Task prompt -> Begin with the first line of the material and copy each line word for word through the line that contains "beer_dnk = [0, 1.4, 0, 0, 0]"; the pictures are left out.

(Entries with chart source code)
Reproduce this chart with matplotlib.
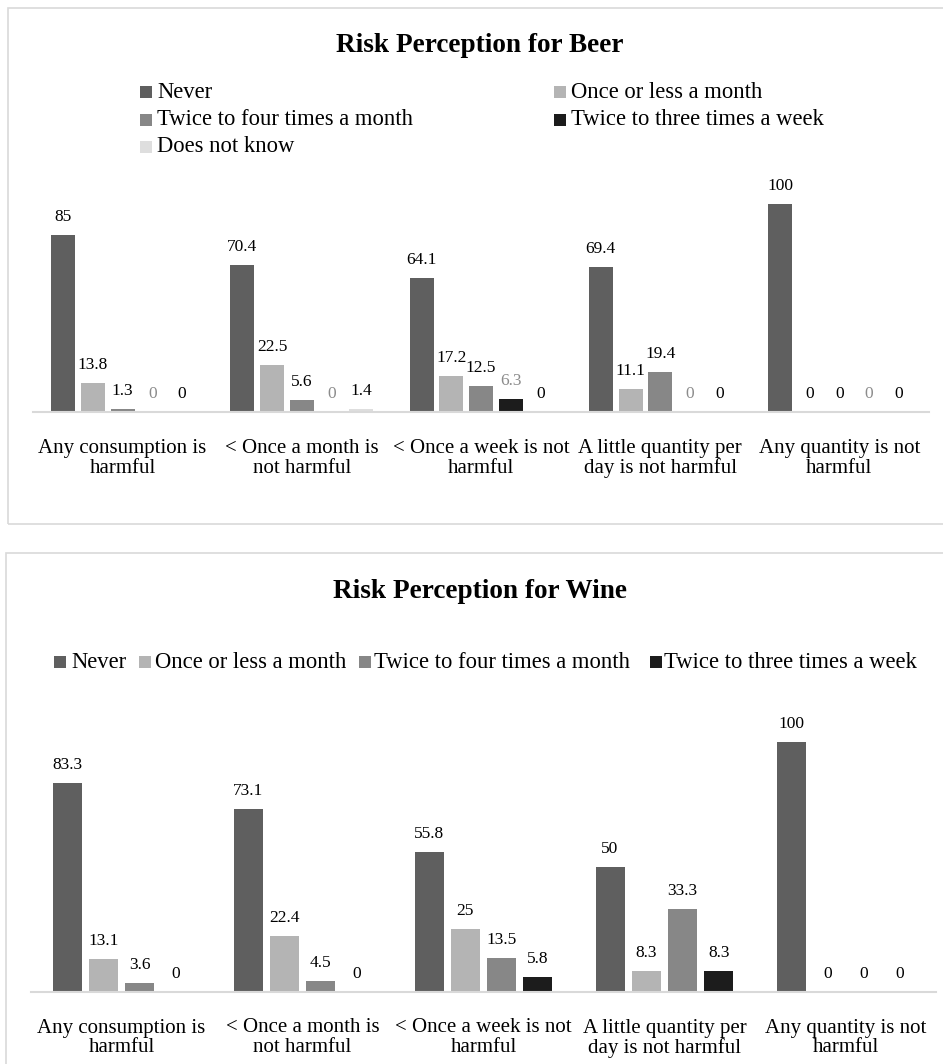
import matplotlib
matplotlib.use("Agg")
import matplotlib.pyplot as plt
from matplotlib.patches import Rectangle

plt.rcParams['font.family'] = ['Liberation Serif', 'DejaVu Serif']

categories = ["Any consumption is\nharmful", "< Once a month is\nnot harmful",
              "< Once a week is not\nharmful", "A little quantity per\nday is not harmful",
              "Any quantity is not\nharmful"]

beer_series = ["Never", "Once or less a month", "Twice to four times a month",
               "Twice to three times a week", "Does not know"]
beer_never = [85, 70.4, 64.1, 69.4, 100]
beer_once = [13.8, 22.5, 17.2, 11.1, 0]
beer_twice_month = [1.3, 5.6, 12.5, 19.4, 0]
beer_twice_week = [0, 0, 6.3, 0, 0]
beer_dnk = [0, 1.4, 0, 0, 0]

wine_series = ["Never", "Once or less a month", "Twice to four times a month",
               "Twice to three times a week"]
wine_never = [83.3, 73.1, 55.8, 50, 100]
wine_once = [13.1, 22.4, 25, 8.3, 0]
wine_twice_month = [3.6, 4.5, 13.5, 33.3, 0]
wine_twice_week = [0, 0, 5.8, 8.3, 0]

colors = ["#5f5f5f", "#b4b4b4", "#878787", "#1c1c1c", "#dedede"]
W, H = 943, 1064
DPI = 100
fig = plt.figure(figsize=(W / DPI, H / DPI), dpi=DPI)

def fx(px):
    return px / W

def fy(py):
    return 1 - py / H

BORDER = "#d9d9d9"
# panel borders
fig.add_artist(Rectangle((fx(8), fy(524)), fx(1000 - 8), (524 - 8) / H,
                         transform=fig.transFigure, fill=False, edgecolor=BORDER, lw=1.2))
fig.add_artist(Rectangle((fx(5.5), fy(1100)), fx(1000), (1100 - 553) / H,
                         transform=fig.transFigure, fill=False, edgecolor=BORDER, lw=1.2))

PX2PT = 72 / DPI

def panel(series_names, series_values, label_colors, ax_l, ax_r, y0, y100, width, pitch,
          title, title_y, legend_items):
    ax = fig.add_axes([fx(ax_l), fy(y0), fx(ax_r - ax_l), (y0 - y100) / H])
    n = len(series_values)
    xs_base = list(range(len(categories)))
    for j, vals in enumerate(series_values):
        xs = [i + (j - (n - 1) / 2) * pitch for i in xs_base]
        ax.bar(xs, vals, width=width, color=colors[j], label=series_names[j], zorder=2)
        for x, v in zip(xs, vals):
            ax.annotate(f"{v:g}", xy=(x, v), xytext=(0, 14 * PX2PT), textcoords="offset points",
                        ha="center", va="baseline", fontsize=12.5, color=label_colors[j],
                        annotation_clip=False)
    ax.set_xlim(-0.5, len(categories) - 0.5)
    ax.set_ylim(0, 100)
    for s in ["top", "left", "right"]:
        ax.spines[s].set_visible(False)
    ax.spines["bottom"].set_color(BORDER)
    ax.spines["bottom"].set_linewidth(1.5)
    ax.set_yticks([])
    ax.set_xticks([])
    for i, cat in enumerate(categories):
        lines = cat.split("\n")
        for k, line in enumerate(lines):
            ax.annotate(line, xy=(i, 0), xycoords=("data", "axes fraction"),
                        xytext=(0, -(36 + 20 * k) * PX2PT), textcoords="offset points",
                        ha="center", va="center", fontsize=15, color="#000000",
                        annotation_clip=False)
    fig.text(fx(480), fy(title_y), title, ha="center", va="center", fontsize=19.6,
             fontweight="bold")
    for (sq_x, txt_x, row_y, j) in legend_items:
        fig.add_artist(Rectangle((fx(sq_x), fy(row_y + 6)), fx(12), 12 / H,
                                 transform=fig.transFigure, color=colors[j], lw=0))
        fig.text(fx(txt_x), fy(row_y), series_names[j], ha="left", va="center",
                 fontsize=16.3)
    return ax

beer_vals = [beer_never, beer_once, beer_twice_month, beer_twice_week, beer_dnk]
beer_label_colors = ["#000000", "#000000", "#000000", "#8c8c8c", "#000000"]
beer_legend = [(140, 157, 92, 0), (554, 571, 92, 1),
               (140, 157, 119.5, 2), (554, 571, 119.5, 3),
               (140, 157, 147, 4)]
panel(beer_series, beer_vals, beer_label_colors, 33, 929, 412, 203.5,
      0.134, 0.1657, "Risk Perception for Beer", 45, beer_legend)

wine_vals = [wine_never, wine_once, wine_twice_month, wine_twice_week]
wine_label_colors = ["#000000"] * 4
wine_legend = [(54, 71, 662, 0), (139, 155, 662, 1), (358.5, 373.5, 662, 2),
               (650, 664, 662, 3)]
panel(wine_series, wine_vals, wine_label_colors, 31, 936, 992, 741.5,
      0.160, 0.2006, "Risk Perception for Wine", 591, wine_legend)

fig.savefig("out.png", dpi=DPI)
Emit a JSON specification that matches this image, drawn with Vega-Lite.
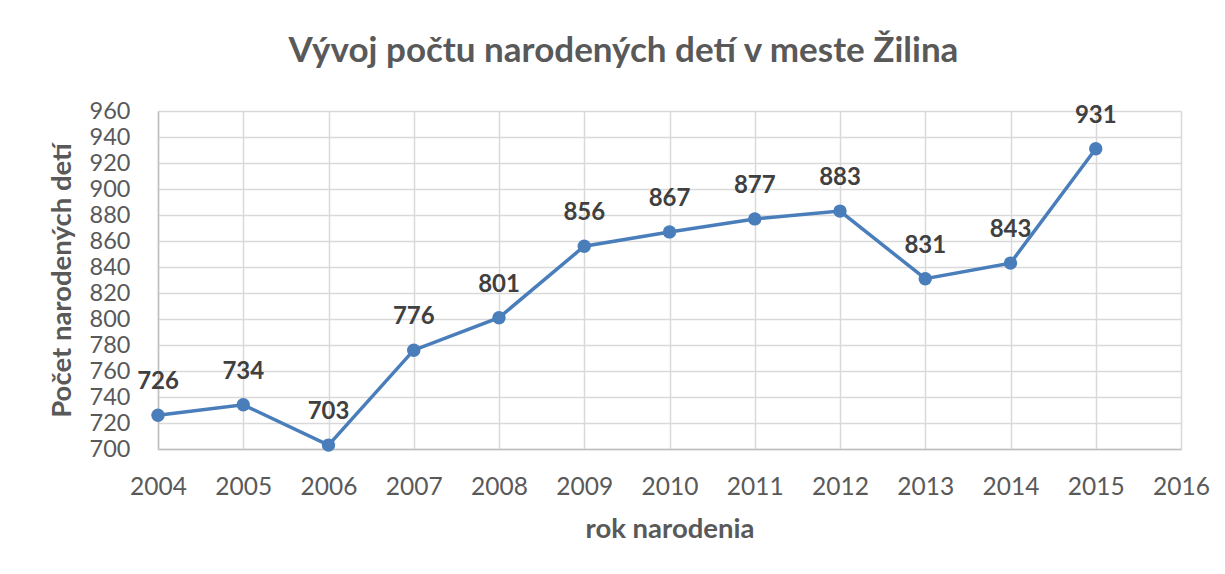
{
  "$schema": "https://vega.github.io/schema/vega-lite/v6.json",
  "width": 1023,
  "height": 338,
  "autosize": {"type": "none"},
  "padding": {"left": 158, "top": 111, "right": 44, "bottom": 125},
  "background": "white",
  "config": {
    "font": "Lato",
    "view": {"stroke": null},
    "axis": {"labelFont": "Lato", "titleFont": "Lato"}
  },
  "title": {
    "text": "Vývoj počtu narodených detí v meste Žilina",
    "font": "Lato",
    "fontSize": 35,
    "fontWeight": "bold",
    "color": "#595959",
    "anchor": "middle",
    "dx": -46,
    "offset": 30
  },
  "data": {
    "values": [
      {"rok": 2004, "pocet": 726},
      {"rok": 2005, "pocet": 734},
      {"rok": 2006, "pocet": 703},
      {"rok": 2007, "pocet": 776},
      {"rok": 2008, "pocet": 801},
      {"rok": 2009, "pocet": 856},
      {"rok": 2010, "pocet": 867},
      {"rok": 2011, "pocet": 877},
      {"rok": 2012, "pocet": 883},
      {"rok": 2013, "pocet": 831},
      {"rok": 2014, "pocet": 843},
      {"rok": 2015, "pocet": 931}
    ]
  },
  "encoding": {
    "x": {
      "field": "rok",
      "type": "quantitative",
      "scale": {"domain": [2004, 2016], "nice": false, "zero": false},
      "axis": {
        "title": "rok narodenia",
        "values": [2004, 2005, 2006, 2007, 2008, 2009, 2010, 2011, 2012, 2013, 2014, 2015, 2016],
        "format": "d",
        "labelFontSize": 24.5,
        "labelColor": "#595959",
        "labelPadding": 26,
        "labelFlush": false,
        "ticks": false,
        "grid": true,
        "gridColor": "#D9D9D9",
        "gridWidth": 1.5,
        "domainColor": "#BFBFBF",
        "domainWidth": 1.5,
        "titleFontSize": 27.5,
        "titleFontWeight": "bold",
        "titleColor": "#595959",
        "titlePadding": 17
      }
    },
    "y": {
      "field": "pocet",
      "type": "quantitative",
      "scale": {"domain": [700, 960], "nice": false, "zero": false},
      "axis": {
        "title": "Počet narodených detí",
        "values": [700, 720, 740, 760, 780, 800, 820, 840, 860, 880, 900, 920, 940, 960],
        "labelFontSize": 23.5,
        "labelColor": "#595959",
        "labelPadding": 28,
        "labelFlush": false,
        "ticks": false,
        "grid": true,
        "gridColor": "#D9D9D9",
        "gridWidth": 1.5,
        "domainColor": "#BFBFBF",
        "domainWidth": 1.5,
        "titleFontSize": 27.5,
        "titleFontWeight": "bold",
        "titleColor": "#595959",
        "titlePadding": 13
      }
    }
  },
  "layer": [
    {
      "mark": {"type": "line", "color": "#4A7EBB", "strokeWidth": 3.5}
    },
    {
      "mark": {"type": "point", "filled": true, "color": "#4A7EBB", "size": 180, "opacity": 1}
    },
    {
      "mark": {"type": "text", "font": "Lato", "fontSize": 24, "fontWeight": "bold", "color": "#404040", "dy": -33, "baseline": "middle"},
      "encoding": {"text": {"field": "pocet", "type": "quantitative"}}
    }
  ]
}
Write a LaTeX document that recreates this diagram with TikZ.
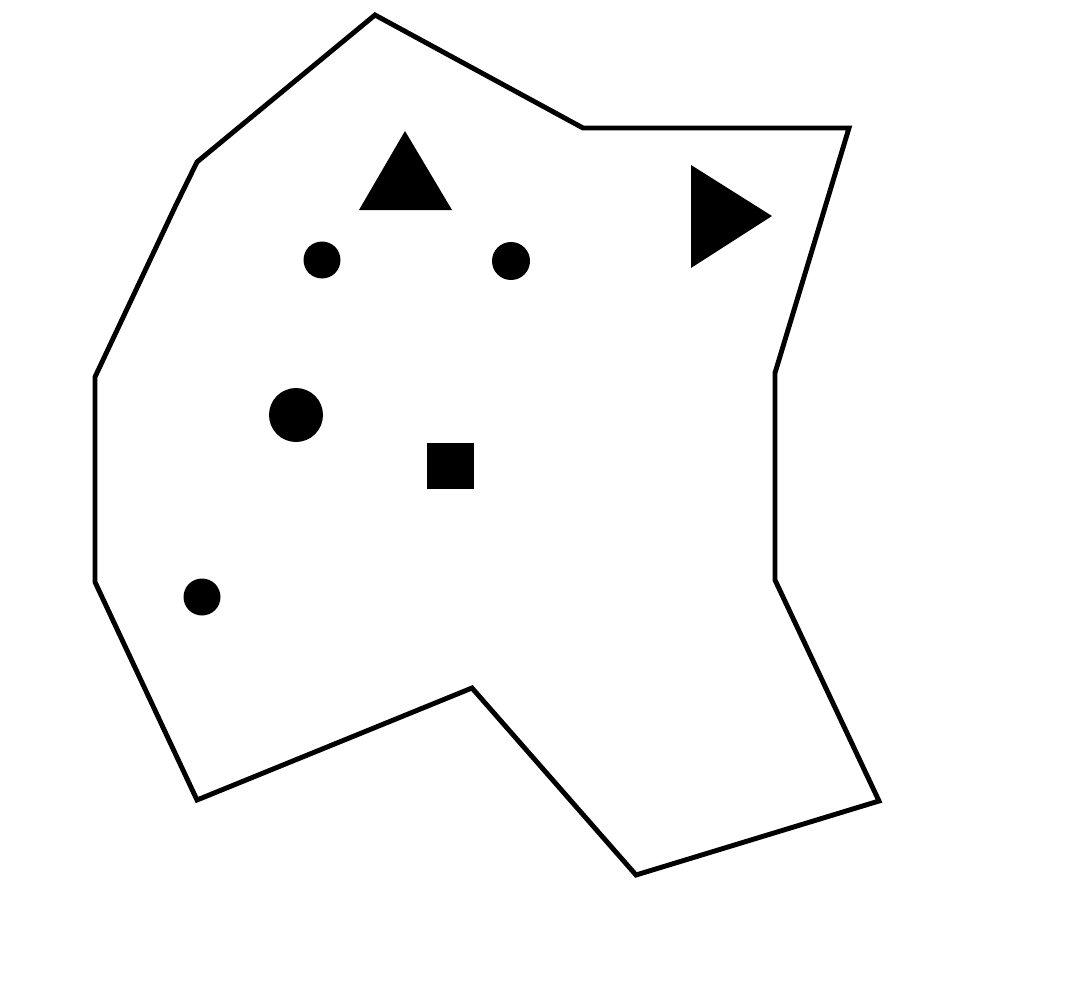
\documentclass[tikz,border=0pt]{standalone}
\begin{document}
\begin{tikzpicture}[x=0.02cm, y=-0.02cm, line join=miter,
  outline/.style={draw, line width=2.8pt},
  solid blob/.style={fill=black}]
  \useasboundingbox (0,0) rectangle (1080,1004);
  % outer region
  \draw[outline] (375,15) -- (583,128) -- (849,128) -- (775,373) -- (775,580)
    -- (879,801) -- (636,875) -- (472,688) -- (197,800) -- (95,582)
    -- (95,377) -- (175,207) -- (197,162) -- cycle;
  % triangles
  \fill[solid blob] (405,131) -- (452,210) -- (359,210) -- cycle;
  \fill[solid blob] (691,165) -- (772,216) -- (691,268) -- cycle;
  % dots
  \fill[solid blob] (322,260) circle (18.5);
  \fill[solid blob] (511,261) circle (19);
  \fill[solid blob] (202,597) circle (18.5);
  \fill[solid blob] (296,415) circle (27);
  % square
  \fill[solid blob] (427,443) rectangle (474,489);
\end{tikzpicture}
\end{document}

Solution for this problem ->
Reproduce this chart with matplotlib.
import matplotlib
matplotlib.use("Agg")
import matplotlib.pyplot as plt
from matplotlib.patches import Rectangle

plt.rcParams['font.family'] = ['Liberation Serif', 'DejaVu Serif']

categories = ["Any consumption is\nharmful", "< Once a month is\nnot harmful",
              "< Once a week is not\nharmful", "A little quantity per\nday is not harmful",
              "Any quantity is not\nharmful"]

beer_series = ["Never", "Once or less a month", "Twice to four times a month",
               "Twice to three times a week", "Does not know"]
beer_never = [85, 70.4, 64.1, 69.4, 100]
beer_once = [13.8, 22.5, 17.2, 11.1, 0]
beer_twice_month = [1.3, 5.6, 12.5, 19.4, 0]
beer_twice_week = [0, 0, 6.3, 0, 0]
beer_dnk = [0, 1.4, 0, 0, 0]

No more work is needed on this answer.